The gods I found to be described as children of Light, sons of Aditi, of Infinity; and without exception they are described as increasing man, bringing him light, pouring on him the fullness of the waters, the abundance of the heavens, increasing the truth in him, building up the divine worlds, leading him against all attacks to the great goal, the integral felicity, the perfect bliss. Their separate functions emerged by means of their activities, their epithets, the psychological sense of the legends connected with them, the indications of the Upanishads and Puranas, the occasional side-lights from Greek myth. On the other hand the demons who opposed them, are all powers of division and limitation, Coverers, Tearers, Devourers, Confiners, Dualisers, Obstructers, as their names indicate, powers that work against the free and unified integrality of the being. These Vritras, Panis, Atris, Rakshasas, Sambara, Vala, Namuchi, are not Dravidian kings and gods, as the modern mind with its exaggerated historic sense would like them to be; they represent a more antique idea better suited to the religious and ethical preoccupations of our forefathers. They represent the struggle between the powers of the higher Good and the lower desire, and this conception of the Rig Veda and the same opposition of good and evil otherwise expressed, with less psychological subtlety, with more ethical directness in the scriptures of the Zoroastrians, our ancient neighbours and kindred, proceeded probably from a common original discipline of the Aryan culture.

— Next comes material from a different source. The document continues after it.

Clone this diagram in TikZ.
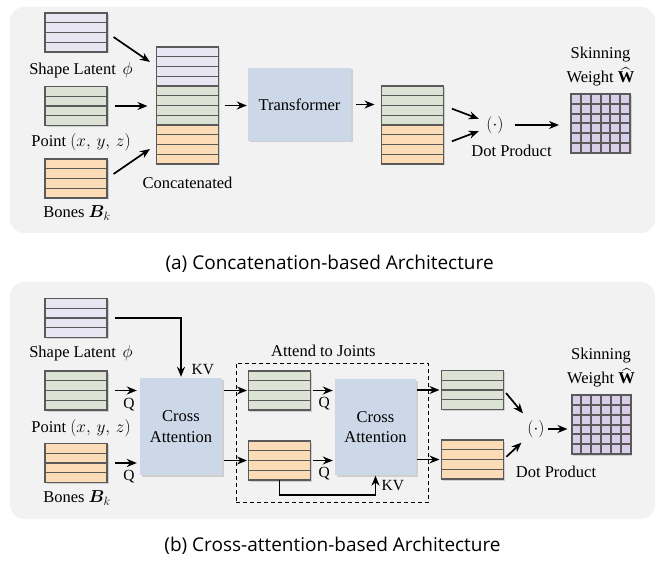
\documentclass[tikz,border=0pt]{standalone}
\usepackage{amsmath}
\usepackage{amssymb}
\usepackage{bm}
\usepackage{fontspec}
\setmainfont{Liberation Serif}
\newfontfamily\capfont{Open Sans}
\usetikzlibrary{positioning, arrows.meta, calc, fit, shadows}

\definecolor{latentc}{HTML}{E9E6F4}
\definecolor{pointc}{HTML}{DCE3D4}
\definecolor{bonec}{HTML}{FCDCB6}
\definecolor{blockc}{HTML}{CCD8E8}
\definecolor{gridc}{HTML}{D9CEE8}
\definecolor{linec}{HTML}{5A5A5A}
\definecolor{panelc}{HTML}{F2F2F2}

% a feature stack of four rows: name, placement, fill colour
\newcommand{\featstack}[3]{%
  \node[stackbox, fill=#3, #2] (#1) {};
  \foreach \r in {1,2,3}
    \draw[rowline] ($(#1.north west)!\r/4!(#1.south west)$) -- ($(#1.north east)!\r/4!(#1.south east)$);
}
% the 6x6 skinning weight grid: name, placement
\newcommand{\weightgrid}[2]{%
  \node[gridbox, #2] (#1) {};
  \foreach \i in {1,...,5} {
    \draw[gridline] ($(#1.north west)!\i/6!(#1.north east)$) -- ($(#1.south west)!\i/6!(#1.south east)$);
    \draw[gridline] ($(#1.north west)!\i/6!(#1.south west)$) -- ($(#1.north east)!\i/6!(#1.south east)$);
  }
}

\begin{document}
\begin{tikzpicture}[
    x=1pt, y=-1pt, % pixel-like coordinates, y pointing down
    node distance=0pt,
    every node/.style={inner sep=0pt},
    txt/.style={font=\fontsize{16.5}{20.5}\selectfont},
    lbl/.style={txt, text height=12pt, text depth=4pt},
    qlbl/.style={font=\fontsize{15.5}{18}\selectfont},
    shade/.style={drop shadow={opacity=0.3, shadow xshift=1.5pt, shadow yshift=-1.5pt}},
    stackbox/.style={shade, draw=linec, line width=1.3pt, outer sep=0pt, minimum width=62pt, minimum height=39pt},
    rowline/.style={draw=linec, line width=1.3pt},
    block/.style={txt, shade, fill=blockc, align=center},
    gridbox/.style={shade, draw=linec, line width=2pt, fill=gridc, outer sep=0pt, minimum size=59pt},
    gridline/.style={draw=linec, line width=2pt},
    arr/.style={-{Stealth[length=10pt, width=8pt]}, line width=1.7pt},
    dashbox/.style={draw=black, dash pattern=on 4pt off 3pt, line width=0.9pt, inner xsep=12.5pt, inner ysep=7.5pt},
    dotn/.style={font=\fontsize{19}{20}\selectfont, text height=13.5pt, text depth=5pt},
    caplbl/.style={font=\capfont\fontsize{19}{20}\selectfont, anchor=base},
    panel/.style={fill=panelc, rounded corners=14pt}
]
    \useasboundingbox (0,0) rectangle (667,564);

    % 0. Grey panels behind both architectures
    \fill[panel] (10,7) rectangle (655,233);
    \fill[panel] (10,282) rectangle (655,519);

    % ---------------- (a) concatenation ----------------
    % 1. Inputs, concatenated stack and transformer
    \featstack{lat1}{at={(76,32.5)}}{latentc}
    \featstack{pt1}{at={(76,106)}}{pointc}
    \featstack{bn1}{at={(76,178.5)}}{bonec}
    \node[lbl, below=10pt of lat1, xshift=5pt] (lat1l) {Shape Latent\, $\phi$};
    \node[lbl, below=9pt of pt1, xshift=5pt] (pt1l) {Point $(x,\,y,\,z)$};
    \node[lbl, below=7.7pt of bn1, xshift=1pt] (bn1l) {Bones $\bm{B}_k$};

    \featstack{catA}{at={(187.5,66.5)}}{latentc}
    \featstack{catB}{below=of catA}{pointc}
    \featstack{catC}{below=of catB}{bonec}
    \node[lbl, below=12.7pt of catC] (catl) {Concatenated};

    \node[block, minimum width=103pt, minimum height=73pt] (tf) at (299.5,104.5) {Transformer};

    % output stack, dot product and weights
    \featstack{outA}{at={(412.5,105.5)}}{pointc}
    \featstack{outB}{below=of outA}{bonec}
    \node[dotn] (dot1) at (495,125) {$(\cdot)$};
    \node[lbl, below=10pt of dot1, xshift=16.5pt] (dot1l) {Dot Product};
    \weightgrid{wgt1}{at={(600.5,123.5)}}
    \node[lbl, above=7pt of wgt1] (wgt1l) {Weight $\widehat{\mathbf{W}}$};
    \node[lbl, above=7.5pt of wgt1l] (skin1l) {Skinning};

    % 2. Arrows of (a)
    \draw[arr, shorten <=8pt, shorten >=8pt] (lat1.east) -- (catA.west);
    \draw[arr, shorten <=8pt, shorten >=9pt] (pt1.east) -- (pt1.east -| catB.west);
    \draw[arr, shorten <=8pt, shorten >=8pt] (bn1.east) -- (catC.west);
    \draw[arr, shorten <=6pt, shorten >=1pt] (catB.east) -- (catB.east -| tf.west);
    \draw[arr, shorten <=5pt, shorten >=7pt] (tf.east) -- (tf.east -| outA.west);
    \draw[arr, shorten <=9pt, shorten >=8pt] (outA.east) -- (dot1);
    \draw[arr, shorten <=9pt, shorten >=8pt] (outB.east) -- (dot1);
    \draw[arr, shorten <=11pt, shorten >=12pt] (dot1.east) -- (dot1.east -| wgt1.west);

    \node[caplbl] (capA) at (329.6,270) {(a) Concatenation-based Architecture};

    % ---------------- (b) cross attention ----------------
    % 3. Inputs and first cross attention
    \featstack{lat2}{at={(76,318)}}{latentc}
    \featstack{pt2}{at={(76,390.5)}}{pointc}
    \featstack{bn2}{at={(76,463)}}{bonec}
    \node[lbl, below=8pt of lat2, xshift=5pt] (lat2l) {Shape Latent\, $\phi$};
    \node[lbl, below=10.7pt of pt2, xshift=5pt] (pt2l) {Point $(x,\,y,\,z)$};
    \node[lbl, below=8pt of bn2, xshift=1pt] (bn2l) {Bones $\bm{B}_k$};

    \node[block, minimum width=82pt, minimum height=97pt] (ca1) at (181,426.5) {Cross\\Attention};

    % attend-to-joints block
    \featstack{gr2}{at={(279.5,390.5)}}{pointc}
    \featstack{or2}{at={(279.5,460.5)}}{bonec}
    \node[block, minimum width=81pt, minimum height=96pt] (ca2) at (375.5,427) {Cross\\Attention};
    \coordinate (loopc) at ($(or2.south)+(0,15)$);
    \node[dashbox, fit=(gr2)(ca2)(loopc)] (att) {};
    \node[lbl, above=2.5pt of att.north, xshift=-9pt] (attl) {Attend to Joints};

    % outputs
    \featstack{gr3}{at={(472.5,390)}}{pointc}
    \featstack{or3}{at={(472.5,459.5)}}{bonec}
    \node[dotn] (dot2) at (536,429) {$(\cdot)$};
    \node[lbl, below=27pt of dot2, xshift=20pt] (dot2l) {Dot Product};
    \weightgrid{wgt2}{at={(601,424.5)}}
    \node[lbl, above=7pt of wgt2] (wgt2l) {Weight $\widehat{\mathbf{W}}$};
    \node[lbl, above=7.5pt of wgt2l] (skin2l) {Skinning};

    % 4. Arrows of (b)
    \draw[arr, shorten <=8pt, shorten >=1pt] (lat2.east) -| (ca1.north);
    \node[qlbl, above right=3pt and 10.5pt of ca1.north] (kv1) {KV};
    \draw[arr, shorten <=8pt, shorten >=3pt] (pt2.east) -- (pt2.east -| ca1.west)
        node[qlbl, pos=0.67, below=6.5pt] (q1) {Q};
    \draw[arr, shorten <=8pt, shorten >=3pt] (bn2.east) -- (bn2.east -| ca1.west)
        node[qlbl, pos=0.67, below=6.5pt] (q2) {Q};

    \draw[arr, shorten <=2pt, shorten >=1.5pt] (ca1.east |- gr2.west) -- (gr2.west);
    \draw[arr, shorten <=2pt, shorten >=1.5pt] (ca1.east |- or2.west) -- (or2.west);
    \draw[arr, shorten <=2pt, shorten >=2pt] (gr2.east) -- (gr2.east -| ca2.west)
        node[qlbl, pos=0.56, below=6pt] (q3) {Q};
    \draw[arr, shorten <=2pt, shorten >=2pt] (or2.east) -- (or2.east -| ca2.west)
        node[qlbl, pos=0.56, below=6pt] (q4) {Q};
    \draw[arr, shorten >=0.5pt] (or2.south) -- (loopc) -| (ca2.south);
    \node[qlbl, below right=5pt and 6pt of ca2.south] (kv2) {KV};

    \draw[arr, shorten <=1pt, shorten >=2pt] (ca2.east |- gr3.west) -- (gr3.west);
    \draw[arr, shorten <=1pt, shorten >=2pt] (ca2.east |- or3.west) -- (or3.west);
    \draw[arr, shorten <=4pt, shorten >=8pt] (gr3.east) -- (dot2);
    \draw[arr, shorten <=4pt, shorten >=8pt] (or3.east) -- (dot2);
    \draw[arr, shorten <=3pt, shorten >=4pt] (dot2.east) -- (dot2.east -| wgt2.west);

    \node[caplbl] (capB) at (332.5,551.7) {(b) Cross-attention-based Architecture};
\end{tikzpicture}
\end{document}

Finally, I found that the systematic symbolism of the Veda was extended to the legends related of the gods and of their dealings with the ancient seers. Some of these myths, if not all, may have had, in all probability had, a naturalistic and astronomical origin; but, if so, their original sense had been supplemented by a psychological symbolism. Once the sense of the Vedic symbols is known, the spiritual intention of these legends becomes apparent and inevitable. Every element of the Veda is inextricably bound up with every other and the very nature of these compositions compels us, once we have adopted a principle of interpretation, to carry it to its farthest rational limits. Their materials have been skilfully welded together by firm hands and any inconsistency in our handling of them shatters the whole fabric of their sense and their coherent thinking.
Thus there emerged in my mind, revealing itself as it were out of the ancient verses, a Veda which was throughout the Scripture of a great and antique religion already equipped with a profound psychological discipline, — a Scripture not confused in thought or primitive in its substance, not a medley of heterogeneous or barbarous elements, but one, complete and self-conscious in its purpose and in its purport, veiled indeed by the cover, sometimes thick, sometimes transparent, of another and material sense, but never losing sight even for a single moment of its high spiritual aim and tendency.
—Sri Aurobindo, The Secret of the Veda, pp. 42-47
Endnotes
(1) See Rig Veda I.110.6 and III.2.1. -- Ed.